■ **INPUT**
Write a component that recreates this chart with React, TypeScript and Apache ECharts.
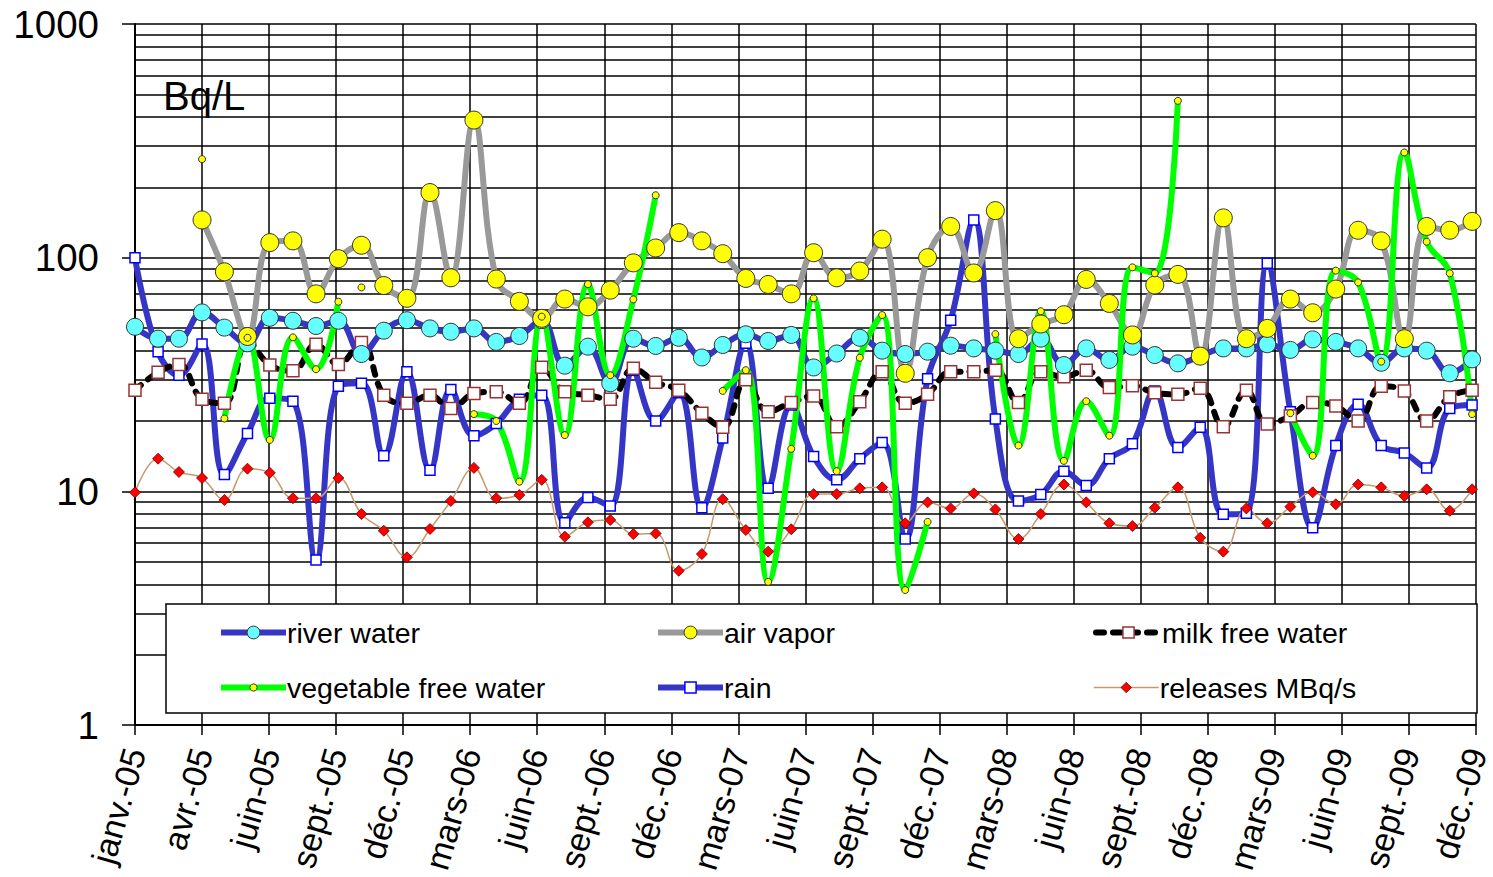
import React, { useEffect, useRef } from "react";
import * as echarts from "echarts";

// Monthly sampling dates (first of each month)
const months: string[] = [
  "2005-01","2005-02","2005-03","2005-04","2005-05","2005-06","2005-07","2005-08","2005-09","2005-10","2005-11","2005-12",
  "2006-01","2006-02","2006-03","2006-04","2006-05","2006-06","2006-07","2006-08","2006-09","2006-10","2006-11","2006-12",
  "2007-01","2007-02","2007-03","2007-04","2007-05","2007-06","2007-07","2007-08","2007-09","2007-10","2007-11","2007-12",
  "2008-01","2008-02","2008-03","2008-04","2008-05","2008-06","2008-07","2008-08","2008-09","2008-10","2008-11","2008-12",
  "2009-01","2009-02","2009-03","2009-04","2009-05","2009-06","2009-07","2009-08","2009-09","2009-10","2009-11","2009-12",
];

// Axis tick labels (every 90 days from 1 Jan 2005)
const tickLabels: string[] = [
  "janv.-05","avr.-05","juin-05","sept.-05","déc.-05","mars-06","juin-06","sept.-06","déc.-06",
  "mars-07","juin-07","sept.-07","déc.-07","mars-08","juin-08","sept.-08","déc.-08",
  "mars-09","juin-09","sept.-09","déc.-09",
];

const riverWater: (number | null)[] = [
  50.6,45,45,58.3,50.2,43,55.3,53.7,51,53.7,38.7,48.7,
  54,49.8,48.2,49.8,43.6,46.2,54,34.5,41.6,29,45,41.9,
  45.4,37.4,42.3,47,44,46.7,33.9,38.9,45.4,40,38.7,39.6,
  42,40.9,40,38.7,45,34.7,40.9,36.5,41.6,38.3,35.3,37.9,
  40.9,40.9,42.6,40.3,44.7,43.6,40.9,35.5,40.9,40,32,36.7,
];

const airVapor: (number | null)[] = [
  null,null,null,145,87,46,116,118,70,99,113,76,
  67,190,82,388,81,65,55,66.5,61.6,72.6,95,110,
  128,118,104,81.5,76.8,70,105,82,87.7,120,32,100,
  136,86,159,45,52,57,80.7,63.7,46.7,76.4,84.8,37.9,
  148,45,49.8,66.5,58.1,73.4,131,118,45,136,131,143,
];

const milkFreeWater: (number | null)[] = [
  27.1,32.3,34.9,24.8,23.8,44,34.7,32.8,42.6,34.9,43.3,25.8,
  23.8,25.8,22.6,26.2,26.7,23.8,34,26.7,25.8,24.8,33.6,29.3,
  27.1,21.6,18.8,30,21.9,24,25.6,18.9,24.2,32.5,23.8,26,
  32.5,32.5,33,24,32.5,30.9,33,27.8,28.3,26.4,26,27.6,
  18.9,27.1,19.4,21,24,23.2,20,28.2,26.9,20,25.4,27.1,
];

const vegetableFreeWater: (number | null)[] = [
  null,null,null,null,20.5,45.4,16.6,45.6,33.3,64.8,null,null,
  null,null,null,21.4,20,11,55.9,17.4,77,31.4,66.3,185,
  null,null,26.9,33,4.1,15.2,67,12.2,37.3,56.8,3.78,7.4,
  null,null,47.1,15.7,59,13.5,24.3,17.3,90.9,85.7,469,null,
  null,null,null,21.6,14.2,88,78.4,35.9,282,117,85.7,21.4,
];

// Isolated vegetable samples (not joined to neighbours)
const vegetableIsolated: (number | null)[] = [
  null,null,null,264,null,null,null,null,null,null,74.6,null,
  null,null,null,null,null,null,null,null,null,null,null,null,
  null,null,null,null,null,null,null,null,null,null,null,null,
  null,null,null,null,null,null,null,null,null,null,null,null,
  null,null,null,null,null,null,null,null,null,null,null,null,
];

const rain: (number | null)[] = [
  100,39.6,31.4,42.7,11.8,17.7,25,24.3,5.08,28.2,29,14.2,
  32.5,12.3,27.3,17.3,19.5,24.8,25.8,7.34,9.4,8.65,33,20,
  26.4,8.5,16.9,43,10.3,23.4,14.1,11.2,13.8,16.2,6.25,30.3,
  54,145,20.4,9.09,9.7,12.2,10.6,13.8,16,26.9,15.4,18.8,
  7.97,8.05,94.6,21.9,6.98,15.7,23.6,15.7,14.6,12.6,22.6,23.4,
];

const releases: (number | null)[] = [
  9.9,13.8,12.1,11.4,9.18,12.5,12,9.34,9.34,11.4,8,6.78,
  5.22,6.9,9.09,12.6,9.34,9.64,11.2,6.4,7.37,7.54,6.56,6.6,
  4.57,5.39,9.25,6.83,5.52,6.88,9.73,9.73,10.3,10.4,7.3,8.97,
  8.45,9.8,8.37,6.25,8,10.7,8.97,7.3,7.1,8.51,10.4,6.33,
  5.52,8.45,7.3,8.6,9.9,8.8,10.7,10.4,9.55,10.2,8.26,10.2,
];

const FONT = "'Liberation Sans', Arial, Helvetica, sans-serif";
const DAY = 86400000;
const START = Date.UTC(2005, 0, 1);

const xDays = months.map((m) => {
  const [y, mo] = m.split("-").map(Number);
  return (Date.UTC(y, mo - 1, 1) - START) / DAY;
});

const pts = (vals: (number | null)[]) =>
  vals.map((v, i) => [xDays[i], v == null ? "-" : v]);

export default function App() {
  const ref = useRef<HTMLDivElement>(null);

  useEffect(() => {
    if (!ref.current) return;
    const chart = echarts.init(ref.current, undefined, { renderer: "svg" });

    const lineBase = { type: "line", smooth: 0.4, showSymbol: true, connectNulls: false };

    const series: any[] = [
      {
        ...lineBase,
        name: "rain",
        data: pts(rain),
        symbol: "rect",
        symbolSize: 10,
        itemStyle: { color: "#ffffff", borderColor: "#0000ff", borderWidth: 1.5 },
        lineStyle: { color: "#3636c6", width: 6 },
      },
      {
        ...lineBase,
        name: "milk free water",
        data: pts(milkFreeWater),
        symbol: "rect",
        symbolSize: 12,
        itemStyle: { color: "#ffffff", borderColor: "#993333", borderWidth: 1.5 },
        lineStyle: { color: "#000000", width: 6, type: [8, 9], cap: "round" },
      },
      {
        ...lineBase,
        name: "releases MBq/s",
        data: pts(releases),
        symbol: "diamond",
        symbolSize: 11,
        itemStyle: { color: "#ff0000", borderColor: "#660000", borderWidth: 0.8 },
        lineStyle: { color: "#c49a6c", width: 1.5 },
      },
      {
        ...lineBase,
        name: "river water",
        data: pts(riverWater),
        symbol: "circle",
        symbolSize: 17,
        itemStyle: { color: "#66ffff", borderColor: "#333333", borderWidth: 1 },
        lineStyle: { color: "#3636c6", width: 6 },
      },
      {
        ...lineBase,
        name: "air vapor",
        data: pts(airVapor),
        symbol: "circle",
        symbolSize: 18,
        itemStyle: { color: "#ffff00", borderColor: "#333333", borderWidth: 1 },
        lineStyle: { color: "#999999", width: 6 },
      },
      {
        ...lineBase,
        name: "vegetable free water",
        data: pts(vegetableFreeWater),
        symbol: "circle",
        symbolSize: 7,
        itemStyle: { color: "#ffff00", borderColor: "#333333", borderWidth: 1 },
        lineStyle: { color: "#00ff00", width: 6 },
      },
      {
        ...lineBase,
        name: "vegetable free water",
        data: pts(vegetableIsolated),
        symbol: "circle",
        symbolSize: 7,
        itemStyle: { color: "#ffff00", borderColor: "#333333", borderWidth: 1 },
        lineStyle: { color: "#00ff00", width: 6 },
      },
    ];

    const legendItems = [
      { name: "river water", left: 218, top: 618, h: 16, w: 6, bw: 1 },
      { name: "air vapor", left: 655, top: 618, h: 16, w: 6, bw: 1 },
      { name: "milk free water", left: 1093, top: 618, h: 14, w: 6, bw: 1.5 },
      { name: "vegetable free water", left: 218, top: 673, h: 9, w: 6, bw: 1 },
      { name: "rain", left: 655, top: 673, h: 14, w: 6, bw: 1.5 },
      { name: "releases MBq/s", left: 1093, top: 673, h: 13, w: 1.5, bw: 0.8 },
    ];

    const option: any = {
      animation: false,
      backgroundColor: "#ffffff",
      textStyle: { fontFamily: FONT },
      grid: { left: 135, right: 10, top: 24, bottom: 152, containLabel: false },
      xAxis: {
        type: "value",
        min: 0,
        max: 1800,
        interval: 90,
        axisLine: { show: true, onZero: false, lineStyle: { color: "#000", width: 2 } },
        axisTick: { show: true, length: 10, lineStyle: { color: "#000", width: 1.5 } },
        axisLabel: {
          rotate: 74,
          fontSize: 34,
          margin: 24,
          color: "#000",
          fontFamily: FONT,
          formatter: (v: number) => tickLabels[Math.round(v / 90)] ?? "",
        },
        splitLine: { show: true, lineStyle: { color: "#000", width: 1.5 } },
      },
      yAxis: {
        type: "log",
        logBase: 10,
        min: 1,
        max: 1000,
        axisLine: { show: true, lineStyle: { color: "#000", width: 2 } },
        axisTick: { show: true, length: 13, lineStyle: { color: "#000", width: 1.5 } },
        axisLabel: {
          fontSize: 38.5,
          margin: 36,
          color: "#000",
          fontFamily: FONT,
          formatter: (v: number) => String(Math.round(v)),
        },
        splitLine: { show: true, lineStyle: { color: "#000", width: 1.5 } },
        minorTick: { show: false, splitNumber: 9 },
        minorSplitLine: { show: true, lineStyle: { color: "#000", width: 1.5 } },
      },
      legend: legendItems.map((l) => ({
        data: [l.name],
        left: l.left,
        top: l.top,
        padding: 0,
        itemWidth: 65,
        itemHeight: l.h,
        itemGap: 0,
        selectedMode: false,
        z: 10,
        lineStyle: { width: l.w },
        itemStyle: { borderWidth: l.bw },
        textStyle: { fontSize: 28.5, color: "#000", fontFamily: FONT, padding: [0, 0, 0, -4] },
      })),
      graphic: [
        {
          type: "rect",
          z: 8,
          shape: { x: 166, y: 604, width: 1311, height: 109 },
          style: { fill: "#ffffff", stroke: "#000000", lineWidth: 1.5 },
        },
        {
          type: "text",
          z: 8,
          x: 163,
          y: 96,
          style: {
            text: "Bq/L",
            fontSize: 40,
            fontFamily: FONT,
            fill: "#000",
            textVerticalAlign: "middle",
            verticalAlign: "middle",
          },
        },
      ],
      series,
    };

    chart.setOption(option);
    return () => chart.dispose();
  }, []);

  return (
    <div
      ref={ref}
      style={{ position: "absolute", left: 0, top: 0, width: 1493, height: 877, background: "#fff" }}
    />
  );
}
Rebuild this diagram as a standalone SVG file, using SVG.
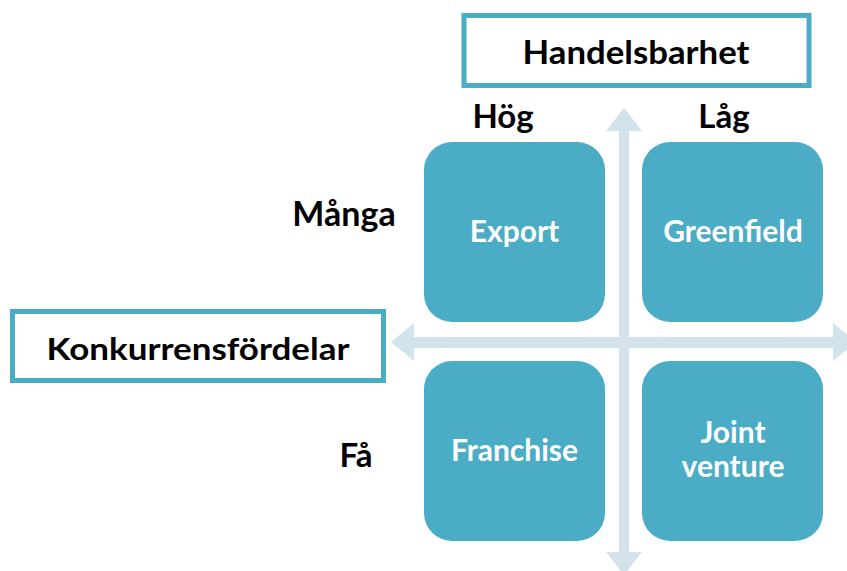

■ **THE REQUEST**
Gather all lines from the listing above in which "React" occurs.

■ **TASK RESPONSE**
Write a component that recreates this chart with React, TypeScript and Apache ECharts.
import React, { useEffect, useRef } from "react";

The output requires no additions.